Exercise material ::
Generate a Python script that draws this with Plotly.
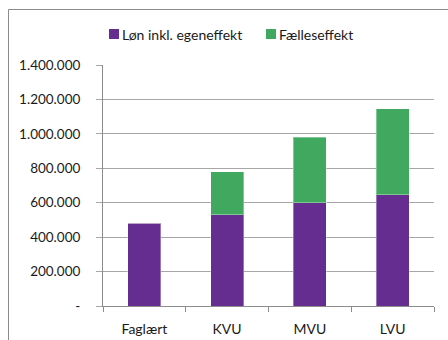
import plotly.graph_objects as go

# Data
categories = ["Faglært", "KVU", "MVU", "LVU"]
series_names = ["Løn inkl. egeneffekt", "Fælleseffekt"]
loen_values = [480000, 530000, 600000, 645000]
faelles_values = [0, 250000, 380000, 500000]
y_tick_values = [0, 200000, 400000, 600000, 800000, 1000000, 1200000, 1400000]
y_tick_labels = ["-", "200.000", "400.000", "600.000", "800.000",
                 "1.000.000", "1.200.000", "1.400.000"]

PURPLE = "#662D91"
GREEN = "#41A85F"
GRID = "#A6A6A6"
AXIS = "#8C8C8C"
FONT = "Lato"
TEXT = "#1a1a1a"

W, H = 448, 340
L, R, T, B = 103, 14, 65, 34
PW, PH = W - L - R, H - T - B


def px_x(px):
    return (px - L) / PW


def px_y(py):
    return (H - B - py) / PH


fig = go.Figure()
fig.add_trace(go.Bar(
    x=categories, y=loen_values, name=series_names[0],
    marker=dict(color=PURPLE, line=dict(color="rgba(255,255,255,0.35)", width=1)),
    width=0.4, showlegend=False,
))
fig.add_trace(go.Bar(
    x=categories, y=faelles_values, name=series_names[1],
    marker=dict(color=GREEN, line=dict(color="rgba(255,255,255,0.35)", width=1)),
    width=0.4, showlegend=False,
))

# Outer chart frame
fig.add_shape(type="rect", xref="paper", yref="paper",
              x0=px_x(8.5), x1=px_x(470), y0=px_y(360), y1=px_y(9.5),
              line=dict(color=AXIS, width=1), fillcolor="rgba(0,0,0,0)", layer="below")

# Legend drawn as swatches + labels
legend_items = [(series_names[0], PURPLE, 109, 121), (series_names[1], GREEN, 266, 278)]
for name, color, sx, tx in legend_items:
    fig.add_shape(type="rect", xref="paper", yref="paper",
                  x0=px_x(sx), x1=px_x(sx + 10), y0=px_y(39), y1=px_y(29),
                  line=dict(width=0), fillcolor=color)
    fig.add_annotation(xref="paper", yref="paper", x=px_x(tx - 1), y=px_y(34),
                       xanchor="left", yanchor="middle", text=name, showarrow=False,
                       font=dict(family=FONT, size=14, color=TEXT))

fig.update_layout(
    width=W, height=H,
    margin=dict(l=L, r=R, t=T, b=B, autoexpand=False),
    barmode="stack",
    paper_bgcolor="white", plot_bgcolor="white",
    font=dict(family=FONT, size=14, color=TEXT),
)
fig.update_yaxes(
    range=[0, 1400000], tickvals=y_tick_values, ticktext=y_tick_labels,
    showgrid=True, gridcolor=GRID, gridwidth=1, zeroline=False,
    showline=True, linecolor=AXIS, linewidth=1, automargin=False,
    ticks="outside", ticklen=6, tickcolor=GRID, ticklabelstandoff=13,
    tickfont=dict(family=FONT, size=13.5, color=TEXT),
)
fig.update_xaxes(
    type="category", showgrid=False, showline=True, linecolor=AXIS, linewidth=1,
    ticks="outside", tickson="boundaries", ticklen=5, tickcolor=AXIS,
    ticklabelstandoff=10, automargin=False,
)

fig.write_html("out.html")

==

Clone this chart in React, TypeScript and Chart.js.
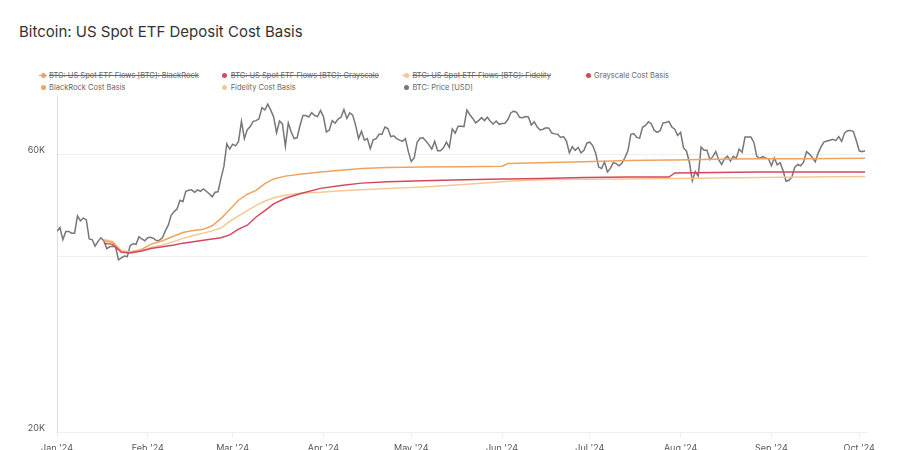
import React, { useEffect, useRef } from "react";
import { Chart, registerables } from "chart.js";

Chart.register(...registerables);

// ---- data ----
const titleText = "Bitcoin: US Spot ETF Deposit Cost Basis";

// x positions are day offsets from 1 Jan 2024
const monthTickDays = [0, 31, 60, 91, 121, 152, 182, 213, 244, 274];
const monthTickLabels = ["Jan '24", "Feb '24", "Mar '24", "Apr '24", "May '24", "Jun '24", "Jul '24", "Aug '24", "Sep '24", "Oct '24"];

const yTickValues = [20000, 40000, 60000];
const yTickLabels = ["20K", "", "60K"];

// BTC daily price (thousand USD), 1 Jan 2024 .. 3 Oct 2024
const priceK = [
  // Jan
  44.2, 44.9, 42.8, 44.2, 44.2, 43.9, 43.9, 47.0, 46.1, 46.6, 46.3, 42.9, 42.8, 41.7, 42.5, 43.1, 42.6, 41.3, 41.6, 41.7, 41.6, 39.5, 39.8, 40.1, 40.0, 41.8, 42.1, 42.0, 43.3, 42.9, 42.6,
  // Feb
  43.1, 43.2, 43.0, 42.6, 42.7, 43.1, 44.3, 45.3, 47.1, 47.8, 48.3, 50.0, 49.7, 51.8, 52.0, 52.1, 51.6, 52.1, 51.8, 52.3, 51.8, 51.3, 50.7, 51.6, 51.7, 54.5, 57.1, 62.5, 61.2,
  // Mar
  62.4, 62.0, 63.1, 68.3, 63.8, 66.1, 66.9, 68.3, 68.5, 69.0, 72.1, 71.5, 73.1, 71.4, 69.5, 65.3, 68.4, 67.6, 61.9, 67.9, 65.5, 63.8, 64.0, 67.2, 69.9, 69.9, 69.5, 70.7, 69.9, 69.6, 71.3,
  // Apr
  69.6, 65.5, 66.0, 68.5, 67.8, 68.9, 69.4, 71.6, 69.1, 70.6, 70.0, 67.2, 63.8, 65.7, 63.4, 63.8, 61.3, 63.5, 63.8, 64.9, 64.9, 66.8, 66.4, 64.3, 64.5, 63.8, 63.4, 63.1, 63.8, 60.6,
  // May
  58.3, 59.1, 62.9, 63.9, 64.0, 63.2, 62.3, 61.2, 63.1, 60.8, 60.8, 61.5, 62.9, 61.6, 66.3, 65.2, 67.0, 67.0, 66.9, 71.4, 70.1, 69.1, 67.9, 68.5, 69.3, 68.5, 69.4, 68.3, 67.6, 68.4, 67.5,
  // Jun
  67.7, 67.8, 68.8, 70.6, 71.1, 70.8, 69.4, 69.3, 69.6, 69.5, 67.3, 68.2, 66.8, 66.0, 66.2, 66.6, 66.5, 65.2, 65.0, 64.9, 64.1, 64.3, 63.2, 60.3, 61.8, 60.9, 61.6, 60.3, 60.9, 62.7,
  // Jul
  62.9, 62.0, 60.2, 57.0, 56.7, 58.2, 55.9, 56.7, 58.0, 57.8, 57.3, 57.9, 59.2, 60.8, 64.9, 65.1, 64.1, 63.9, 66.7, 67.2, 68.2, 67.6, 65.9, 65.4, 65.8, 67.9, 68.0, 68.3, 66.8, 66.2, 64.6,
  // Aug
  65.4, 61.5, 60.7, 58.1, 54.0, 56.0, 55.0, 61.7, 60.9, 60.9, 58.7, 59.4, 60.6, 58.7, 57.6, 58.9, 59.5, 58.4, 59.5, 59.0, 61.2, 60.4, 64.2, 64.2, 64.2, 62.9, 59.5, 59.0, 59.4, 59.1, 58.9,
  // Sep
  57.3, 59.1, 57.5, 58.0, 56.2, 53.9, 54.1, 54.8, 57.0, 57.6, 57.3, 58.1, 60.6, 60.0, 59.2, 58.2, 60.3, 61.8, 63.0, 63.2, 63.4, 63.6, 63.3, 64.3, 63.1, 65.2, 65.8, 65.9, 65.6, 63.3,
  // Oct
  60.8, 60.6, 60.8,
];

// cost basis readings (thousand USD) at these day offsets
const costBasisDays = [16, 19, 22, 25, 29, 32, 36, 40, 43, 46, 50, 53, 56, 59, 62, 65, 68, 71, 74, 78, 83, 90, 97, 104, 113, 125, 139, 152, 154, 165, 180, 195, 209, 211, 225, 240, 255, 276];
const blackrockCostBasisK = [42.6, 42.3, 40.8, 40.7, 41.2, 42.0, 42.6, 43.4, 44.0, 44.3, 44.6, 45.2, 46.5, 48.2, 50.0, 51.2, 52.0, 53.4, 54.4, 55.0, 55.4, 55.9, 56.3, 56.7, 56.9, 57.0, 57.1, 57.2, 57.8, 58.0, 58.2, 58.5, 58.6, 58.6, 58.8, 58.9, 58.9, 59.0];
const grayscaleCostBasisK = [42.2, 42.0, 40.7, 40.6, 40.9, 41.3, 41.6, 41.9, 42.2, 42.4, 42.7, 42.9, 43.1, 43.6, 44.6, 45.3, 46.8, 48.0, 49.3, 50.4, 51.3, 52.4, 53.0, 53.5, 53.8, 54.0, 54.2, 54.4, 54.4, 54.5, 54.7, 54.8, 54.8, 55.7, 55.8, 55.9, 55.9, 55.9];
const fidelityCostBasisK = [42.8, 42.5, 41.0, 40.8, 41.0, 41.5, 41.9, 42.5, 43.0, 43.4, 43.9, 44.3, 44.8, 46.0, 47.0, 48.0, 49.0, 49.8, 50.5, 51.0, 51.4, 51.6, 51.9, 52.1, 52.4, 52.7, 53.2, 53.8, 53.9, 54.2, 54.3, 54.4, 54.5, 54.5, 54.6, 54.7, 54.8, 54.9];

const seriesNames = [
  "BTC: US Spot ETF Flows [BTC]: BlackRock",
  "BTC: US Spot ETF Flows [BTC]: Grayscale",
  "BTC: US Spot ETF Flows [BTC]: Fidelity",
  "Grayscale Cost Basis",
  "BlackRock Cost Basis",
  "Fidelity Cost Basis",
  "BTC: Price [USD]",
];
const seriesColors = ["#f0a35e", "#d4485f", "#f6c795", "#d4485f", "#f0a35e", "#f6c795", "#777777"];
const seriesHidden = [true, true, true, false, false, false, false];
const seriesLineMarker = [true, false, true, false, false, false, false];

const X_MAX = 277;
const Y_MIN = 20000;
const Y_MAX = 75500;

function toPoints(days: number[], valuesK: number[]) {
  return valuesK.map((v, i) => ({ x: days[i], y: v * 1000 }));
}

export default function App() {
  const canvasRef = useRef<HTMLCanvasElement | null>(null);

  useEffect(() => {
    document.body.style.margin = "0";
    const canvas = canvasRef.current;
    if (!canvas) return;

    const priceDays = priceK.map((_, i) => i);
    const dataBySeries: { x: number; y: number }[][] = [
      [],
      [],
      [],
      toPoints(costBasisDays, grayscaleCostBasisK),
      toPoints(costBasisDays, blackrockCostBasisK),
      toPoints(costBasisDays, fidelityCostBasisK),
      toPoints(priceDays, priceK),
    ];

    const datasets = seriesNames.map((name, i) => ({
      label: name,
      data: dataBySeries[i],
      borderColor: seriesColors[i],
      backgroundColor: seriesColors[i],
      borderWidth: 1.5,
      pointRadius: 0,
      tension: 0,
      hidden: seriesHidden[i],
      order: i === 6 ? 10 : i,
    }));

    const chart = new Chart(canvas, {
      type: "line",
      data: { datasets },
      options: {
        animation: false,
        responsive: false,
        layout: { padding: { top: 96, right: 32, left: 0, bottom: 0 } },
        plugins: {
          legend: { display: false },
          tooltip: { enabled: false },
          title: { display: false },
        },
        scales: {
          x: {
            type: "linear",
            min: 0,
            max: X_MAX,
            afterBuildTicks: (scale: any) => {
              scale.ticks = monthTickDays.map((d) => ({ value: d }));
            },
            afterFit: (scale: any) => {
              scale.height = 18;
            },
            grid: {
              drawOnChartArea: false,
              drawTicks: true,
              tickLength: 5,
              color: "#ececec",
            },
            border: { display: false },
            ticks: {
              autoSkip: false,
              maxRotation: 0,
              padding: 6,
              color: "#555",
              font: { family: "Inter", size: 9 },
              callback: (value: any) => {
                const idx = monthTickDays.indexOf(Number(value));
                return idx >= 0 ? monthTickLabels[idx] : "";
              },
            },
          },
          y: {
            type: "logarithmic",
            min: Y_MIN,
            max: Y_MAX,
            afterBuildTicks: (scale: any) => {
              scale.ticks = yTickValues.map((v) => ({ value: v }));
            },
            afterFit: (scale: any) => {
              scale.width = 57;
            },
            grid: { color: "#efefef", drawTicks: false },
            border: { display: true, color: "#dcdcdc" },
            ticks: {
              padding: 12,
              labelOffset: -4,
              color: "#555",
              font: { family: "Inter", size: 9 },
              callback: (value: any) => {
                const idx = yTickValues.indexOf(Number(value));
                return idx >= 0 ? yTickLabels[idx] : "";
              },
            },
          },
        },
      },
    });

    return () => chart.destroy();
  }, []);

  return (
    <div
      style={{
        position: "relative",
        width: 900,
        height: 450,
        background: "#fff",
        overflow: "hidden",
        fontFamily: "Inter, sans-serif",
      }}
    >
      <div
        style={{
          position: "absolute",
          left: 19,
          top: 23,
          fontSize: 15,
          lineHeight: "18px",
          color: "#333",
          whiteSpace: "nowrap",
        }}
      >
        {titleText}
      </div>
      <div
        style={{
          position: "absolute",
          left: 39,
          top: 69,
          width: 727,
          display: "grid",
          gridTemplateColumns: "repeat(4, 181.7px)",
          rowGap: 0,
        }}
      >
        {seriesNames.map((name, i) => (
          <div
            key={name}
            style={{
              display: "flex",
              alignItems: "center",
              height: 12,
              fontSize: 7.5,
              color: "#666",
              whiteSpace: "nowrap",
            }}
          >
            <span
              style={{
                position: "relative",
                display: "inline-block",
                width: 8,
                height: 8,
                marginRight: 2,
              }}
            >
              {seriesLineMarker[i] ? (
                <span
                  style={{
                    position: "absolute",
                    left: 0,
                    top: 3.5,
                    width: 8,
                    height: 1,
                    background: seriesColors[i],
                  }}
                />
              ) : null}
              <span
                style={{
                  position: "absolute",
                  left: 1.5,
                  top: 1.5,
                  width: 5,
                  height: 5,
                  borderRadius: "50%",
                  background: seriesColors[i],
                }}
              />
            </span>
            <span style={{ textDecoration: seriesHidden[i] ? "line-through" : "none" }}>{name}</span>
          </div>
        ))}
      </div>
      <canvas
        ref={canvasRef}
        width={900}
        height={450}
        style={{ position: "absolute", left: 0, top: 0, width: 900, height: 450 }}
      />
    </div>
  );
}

==

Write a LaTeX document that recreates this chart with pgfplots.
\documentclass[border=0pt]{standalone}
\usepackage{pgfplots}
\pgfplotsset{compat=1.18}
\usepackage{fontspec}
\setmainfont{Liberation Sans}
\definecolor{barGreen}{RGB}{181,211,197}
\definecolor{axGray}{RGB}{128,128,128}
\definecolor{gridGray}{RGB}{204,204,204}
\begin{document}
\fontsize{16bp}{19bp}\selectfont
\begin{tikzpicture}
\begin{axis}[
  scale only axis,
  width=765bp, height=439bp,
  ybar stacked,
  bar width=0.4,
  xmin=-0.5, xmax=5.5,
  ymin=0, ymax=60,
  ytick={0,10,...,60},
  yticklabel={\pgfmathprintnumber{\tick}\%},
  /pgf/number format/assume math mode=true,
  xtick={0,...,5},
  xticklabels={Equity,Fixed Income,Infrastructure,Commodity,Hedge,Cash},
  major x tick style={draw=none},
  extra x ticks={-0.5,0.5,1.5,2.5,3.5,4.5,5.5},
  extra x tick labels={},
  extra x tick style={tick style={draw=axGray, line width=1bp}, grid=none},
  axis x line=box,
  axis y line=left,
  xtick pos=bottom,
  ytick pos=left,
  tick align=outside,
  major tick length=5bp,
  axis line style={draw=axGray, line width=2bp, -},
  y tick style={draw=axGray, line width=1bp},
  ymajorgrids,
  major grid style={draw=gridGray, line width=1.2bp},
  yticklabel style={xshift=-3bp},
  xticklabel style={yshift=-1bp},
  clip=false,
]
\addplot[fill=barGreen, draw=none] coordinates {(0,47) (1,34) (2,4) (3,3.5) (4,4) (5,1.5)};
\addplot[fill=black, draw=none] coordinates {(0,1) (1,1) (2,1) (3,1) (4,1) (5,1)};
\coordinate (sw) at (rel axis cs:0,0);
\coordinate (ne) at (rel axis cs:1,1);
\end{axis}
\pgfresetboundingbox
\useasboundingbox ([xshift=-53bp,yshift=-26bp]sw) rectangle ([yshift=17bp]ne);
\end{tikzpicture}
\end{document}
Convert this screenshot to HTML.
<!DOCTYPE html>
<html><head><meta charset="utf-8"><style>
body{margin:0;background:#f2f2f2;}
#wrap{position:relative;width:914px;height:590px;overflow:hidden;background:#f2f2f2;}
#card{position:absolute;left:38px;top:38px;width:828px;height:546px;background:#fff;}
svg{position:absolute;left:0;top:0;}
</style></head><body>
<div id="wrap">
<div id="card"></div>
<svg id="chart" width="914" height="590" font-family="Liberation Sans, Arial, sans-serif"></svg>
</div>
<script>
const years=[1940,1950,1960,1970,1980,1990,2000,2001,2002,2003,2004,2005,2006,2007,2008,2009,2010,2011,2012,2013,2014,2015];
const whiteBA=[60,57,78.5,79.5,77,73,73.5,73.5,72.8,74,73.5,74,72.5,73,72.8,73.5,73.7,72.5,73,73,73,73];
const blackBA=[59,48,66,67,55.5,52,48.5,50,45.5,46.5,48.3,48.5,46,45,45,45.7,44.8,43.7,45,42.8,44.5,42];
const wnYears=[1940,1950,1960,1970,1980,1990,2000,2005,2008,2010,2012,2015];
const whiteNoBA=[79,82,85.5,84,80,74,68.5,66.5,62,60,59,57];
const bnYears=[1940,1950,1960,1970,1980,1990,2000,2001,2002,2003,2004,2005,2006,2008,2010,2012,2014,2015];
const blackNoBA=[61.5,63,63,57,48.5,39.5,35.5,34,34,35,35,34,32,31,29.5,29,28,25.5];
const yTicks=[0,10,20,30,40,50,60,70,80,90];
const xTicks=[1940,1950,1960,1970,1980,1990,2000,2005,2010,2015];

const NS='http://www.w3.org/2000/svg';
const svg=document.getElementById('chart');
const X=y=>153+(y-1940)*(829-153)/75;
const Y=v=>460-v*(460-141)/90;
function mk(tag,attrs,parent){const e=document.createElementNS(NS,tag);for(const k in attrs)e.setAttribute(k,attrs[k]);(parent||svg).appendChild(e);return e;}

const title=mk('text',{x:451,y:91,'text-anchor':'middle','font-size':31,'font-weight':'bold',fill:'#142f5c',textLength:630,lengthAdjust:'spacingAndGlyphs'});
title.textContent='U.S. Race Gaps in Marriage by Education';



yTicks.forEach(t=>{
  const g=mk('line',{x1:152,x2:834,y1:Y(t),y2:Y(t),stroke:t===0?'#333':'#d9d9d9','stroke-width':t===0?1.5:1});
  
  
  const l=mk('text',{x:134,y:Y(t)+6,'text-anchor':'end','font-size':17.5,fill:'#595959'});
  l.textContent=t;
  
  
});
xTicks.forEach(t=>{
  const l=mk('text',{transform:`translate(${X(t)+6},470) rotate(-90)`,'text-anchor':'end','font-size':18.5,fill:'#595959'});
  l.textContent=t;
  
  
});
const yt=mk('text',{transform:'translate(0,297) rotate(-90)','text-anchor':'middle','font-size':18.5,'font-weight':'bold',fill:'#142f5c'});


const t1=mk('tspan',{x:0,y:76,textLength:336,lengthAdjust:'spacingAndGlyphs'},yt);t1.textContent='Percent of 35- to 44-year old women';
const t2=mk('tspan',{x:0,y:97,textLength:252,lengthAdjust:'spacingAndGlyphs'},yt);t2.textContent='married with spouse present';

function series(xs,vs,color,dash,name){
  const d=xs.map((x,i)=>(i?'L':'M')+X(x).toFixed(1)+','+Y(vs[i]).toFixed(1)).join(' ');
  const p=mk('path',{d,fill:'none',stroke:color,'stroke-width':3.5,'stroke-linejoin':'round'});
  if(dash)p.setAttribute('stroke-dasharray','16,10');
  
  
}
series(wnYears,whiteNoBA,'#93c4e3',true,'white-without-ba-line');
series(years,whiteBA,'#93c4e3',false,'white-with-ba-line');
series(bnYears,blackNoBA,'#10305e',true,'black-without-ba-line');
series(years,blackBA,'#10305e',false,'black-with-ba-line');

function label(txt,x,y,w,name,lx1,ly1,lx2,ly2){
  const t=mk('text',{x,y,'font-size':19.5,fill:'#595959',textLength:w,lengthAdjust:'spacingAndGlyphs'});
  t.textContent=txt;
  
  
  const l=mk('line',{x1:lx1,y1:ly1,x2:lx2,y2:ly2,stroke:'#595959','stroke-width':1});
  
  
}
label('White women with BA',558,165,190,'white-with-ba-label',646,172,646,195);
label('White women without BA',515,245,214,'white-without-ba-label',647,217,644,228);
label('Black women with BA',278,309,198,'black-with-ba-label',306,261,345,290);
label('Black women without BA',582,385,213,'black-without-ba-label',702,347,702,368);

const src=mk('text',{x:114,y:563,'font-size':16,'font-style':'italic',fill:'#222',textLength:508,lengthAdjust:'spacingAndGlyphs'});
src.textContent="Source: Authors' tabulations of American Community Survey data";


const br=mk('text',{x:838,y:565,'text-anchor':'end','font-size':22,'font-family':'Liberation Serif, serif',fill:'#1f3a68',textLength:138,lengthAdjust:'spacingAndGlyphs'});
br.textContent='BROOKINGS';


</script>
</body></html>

Your instructions ::
Using the material above, copy every line in which the string "this" occurs.

The output ::
Generate a Python script that draws this with Plotly.
Clone this chart in React, TypeScript and Chart.js.
Write a LaTeX document that recreates this chart with pgfplots.
Convert this screenshot to HTML.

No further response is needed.